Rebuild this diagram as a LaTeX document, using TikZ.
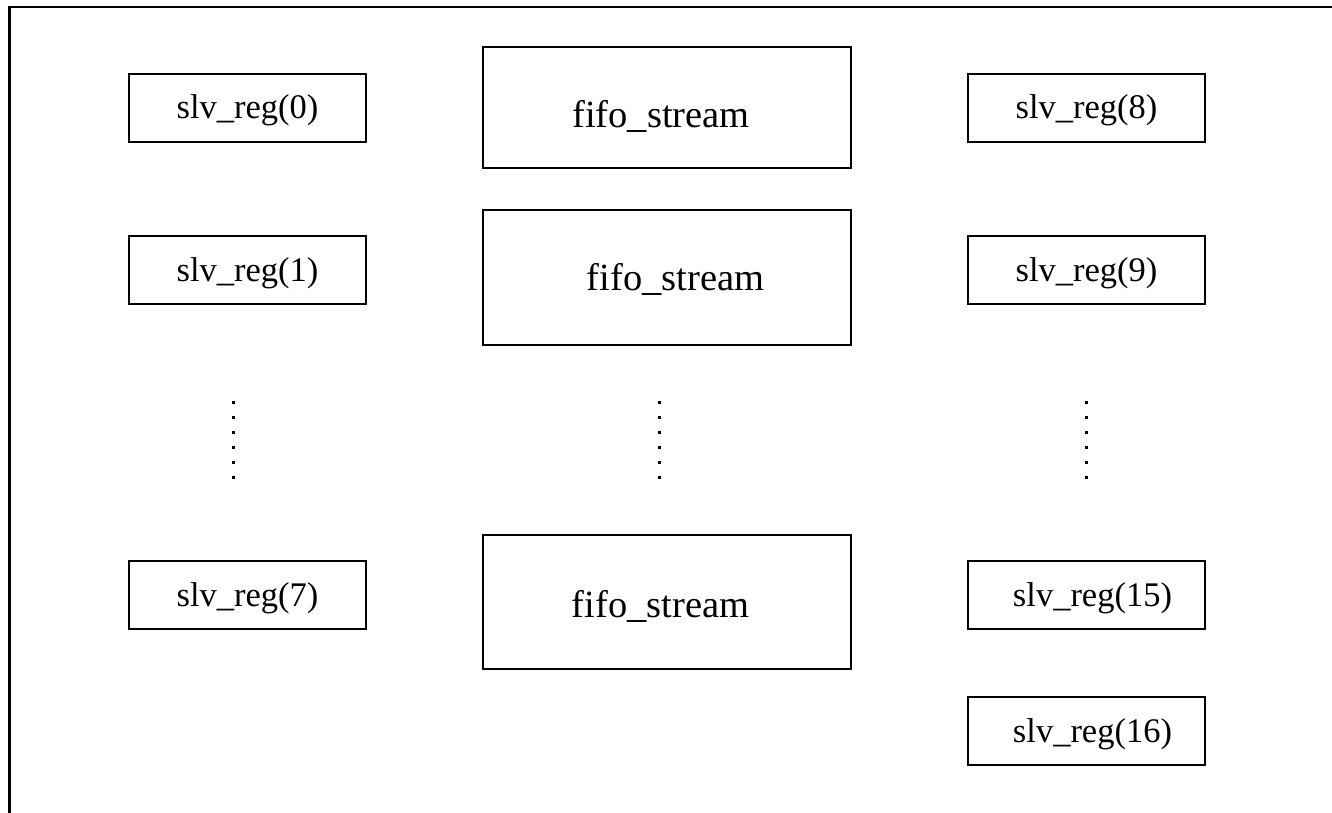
\documentclass[tikz,border=0pt]{standalone}
\usepackage{fontspec}
\setmainfont{Liberation Serif}
% text set with its baseline #2 below the node centre, moved #1 sideways
\newcommand\placedtext[3]{\raisebox{-#2}[0pt][0pt]{\makebox[0pt][c]{\kern#1\relax#3\kern-#1\relax}}}
\begin{document}
\begin{tikzpicture}[x=1pt,y=-1pt,
  regbox/.style={draw=black, line width=2.6pt, fill=white,
    minimum width=237pt, minimum height=68pt, inner sep=0pt,
    font=\fontsize{34.5}{37}\selectfont},
  fifobox/.style={draw=black, line width=2.6pt, fill=white,
    minimum width=368pt, inner sep=0pt,
    font=\fontsize{38.5}{41}\selectfont},
  framel/.style={draw=black, line width=2.6pt},
  vdot/.style={fill=black}
]
\useasboundingbox (0,0) rectangle (1332,813);
\fill[white] (0,0) rectangle (1332,813);

% open frame: left and top edges only
\coordinate (fbl) at (9.5,813);
\coordinate (ftl) at (9.5,7);
\coordinate (ftr) at (1332,7);
\draw[framel] (fbl) -- (ftl) -- (ftr);

% left column of registers
\node[regbox] (reg0) at (247.5,108) {\placedtext{0pt}{11pt}{slv\_reg(0)}};
\node[regbox] (reg1) at (247.5,270) {\placedtext{0pt}{11pt}{slv\_reg(1)}};
\node[regbox] (reg7) at (247.5,595) {\placedtext{0pt}{11pt}{slv\_reg(7)}};

% fifo streams
\node[fifobox, minimum height=121pt] (fifo1) at (667,107.5) {\placedtext{-6pt}{20pt}{fifo\_stream}};
\node[fifobox, minimum height=135pt] (fifo2) at (667,277.5) {\placedtext{8.5pt}{12.5pt}{fifo\_stream}};
\node[fifobox, minimum height=134pt] (fifo3) at (667,602) {\placedtext{-6.5pt}{15pt}{fifo\_stream}};

% right column of registers
\node[regbox] (reg8)  at (1086.5,108) {\placedtext{0pt}{11pt}{slv\_reg(8)}};
\node[regbox] (reg9)  at (1086.5,270) {\placedtext{0pt}{11pt}{slv\_reg(9)}};
\node[regbox] (reg15) at (1086.5,595) {\placedtext{6pt}{11pt}{slv\_reg(15)}};
\node[regbox] (reg16) at (1086.5,731) {\placedtext{6pt}{11pt}{slv\_reg(16)}};

% vertical ellipses between the rows
\foreach \cx in {233,659,1086}{
  \foreach \cy in {402,417,432,447,462,477}{
    \fill[vdot] (\cx-1.5,\cy-1.5) rectangle (\cx+1.5,\cy+1.5);
  }
}
\end{tikzpicture}
\end{document}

DO THIS: Reproduce each line exactly as it appears, omitting the pictures.

TASK RESPONSE:
Rebuild this diagram as a LaTeX document, using TikZ.
\documentclass[tikz,border=0pt]{standalone}
\usepackage{fontspec}
\setmainfont{Liberation Serif}
% text set with its baseline #2 below the node centre, moved #1 sideways
\newcommand\placedtext[3]{\raisebox{-#2}[0pt][0pt]{\makebox[0pt][c]{\kern#1\relax#3\kern-#1\relax}}}
\begin{document}
\begin{tikzpicture}[x=1pt,y=-1pt,
  regbox/.style={draw=black, line width=2.6pt, fill=white,
    minimum width=237pt, minimum height=68pt, inner sep=0pt,
    font=\fontsize{34.5}{37}\selectfont},
  fifobox/.style={draw=black, line width=2.6pt, fill=white,
    minimum width=368pt, inner sep=0pt,
    font=\fontsize{38.5}{41}\selectfont},
  framel/.style={draw=black, line width=2.6pt},
  vdot/.style={fill=black}
]
\useasboundingbox (0,0) rectangle (1332,813);
\fill[white] (0,0) rectangle (1332,813);

% open frame: left and top edges only
\coordinate (fbl) at (9.5,813);
\coordinate (ftl) at (9.5,7);
\coordinate (ftr) at (1332,7);
\draw[framel] (fbl) -- (ftl) -- (ftr);

% left column of registers
\node[regbox] (reg0) at (247.5,108) {\placedtext{0pt}{11pt}{slv\_reg(0)}};
\node[regbox] (reg1) at (247.5,270) {\placedtext{0pt}{11pt}{slv\_reg(1)}};
\node[regbox] (reg7) at (247.5,595) {\placedtext{0pt}{11pt}{slv\_reg(7)}};

% fifo streams
\node[fifobox, minimum height=121pt] (fifo1) at (667,107.5) {\placedtext{-6pt}{20pt}{fifo\_stream}};
\node[fifobox, minimum height=135pt] (fifo2) at (667,277.5) {\placedtext{8.5pt}{12.5pt}{fifo\_stream}};
\node[fifobox, minimum height=134pt] (fifo3) at (667,602) {\placedtext{-6.5pt}{15pt}{fifo\_stream}};

% right column of registers
\node[regbox] (reg8)  at (1086.5,108) {\placedtext{0pt}{11pt}{slv\_reg(8)}};
\node[regbox] (reg9)  at (1086.5,270) {\placedtext{0pt}{11pt}{slv\_reg(9)}};
\node[regbox] (reg15) at (1086.5,595) {\placedtext{6pt}{11pt}{slv\_reg(15)}};
\node[regbox] (reg16) at (1086.5,731) {\placedtext{6pt}{11pt}{slv\_reg(16)}};

% vertical ellipses between the rows
\foreach \cx in {233,659,1086}{
  \foreach \cy in {402,417,432,447,462,477}{
    \fill[vdot] (\cx-1.5,\cy-1.5) rectangle (\cx+1.5,\cy+1.5);
  }
}
\end{tikzpicture}
\end{document}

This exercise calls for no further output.